The 1970’s were a golden age for the occult in rock music, and Led Zeppelin certainly courted more than their share of Satanic rumors, due largely to the esoteric interests of guitarist Jimmy Page.

Page never claimed to worship the Devil, but he did profess a fascination with notorious English occultist Aleister Crowley, even going so far as to purchase Boleskine House, a Scottish estate once owned by Crowley. 

For a band that cribbed so much of their music from the blues legends of the American South, it was fitting that they were dogged by a Robert Johnson-esque soul-selling legend of their very own: Allegedly, Led Zeppelin became the biggest band in the world not through hard work, charisma, or their copious lyrical references to Lord of the Rings, but because three of the band’s four members took part in a black magic ritual in which they bartered with Beelzebub in exchange for rock stardom.

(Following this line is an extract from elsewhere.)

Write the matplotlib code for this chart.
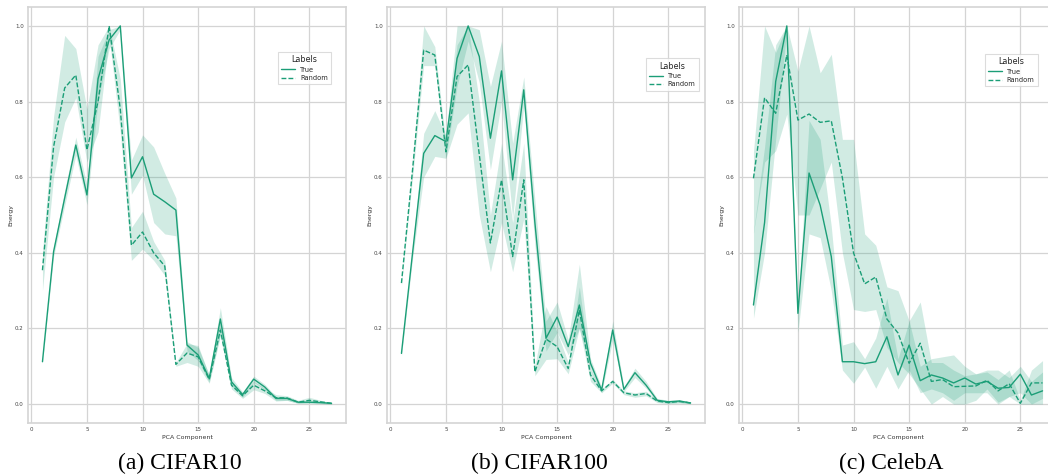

Indeed, the band was eventually inundated with tragedy, from the sudden passing of singer Robert Plant’s young son to the death of drummer John Bonham, which brought the band to an abrupt end. 

As for Page, Boleskine House was ravaged by fire not once, but twice.

Only Zeppelin’s presumably Satan-hatin’ bass player John Paul Jones—the one member said to have refused to take part in the supposed ritual—emerged from his stint as a rock god unscathed, proving that even the Devil himself respects a well-written contract.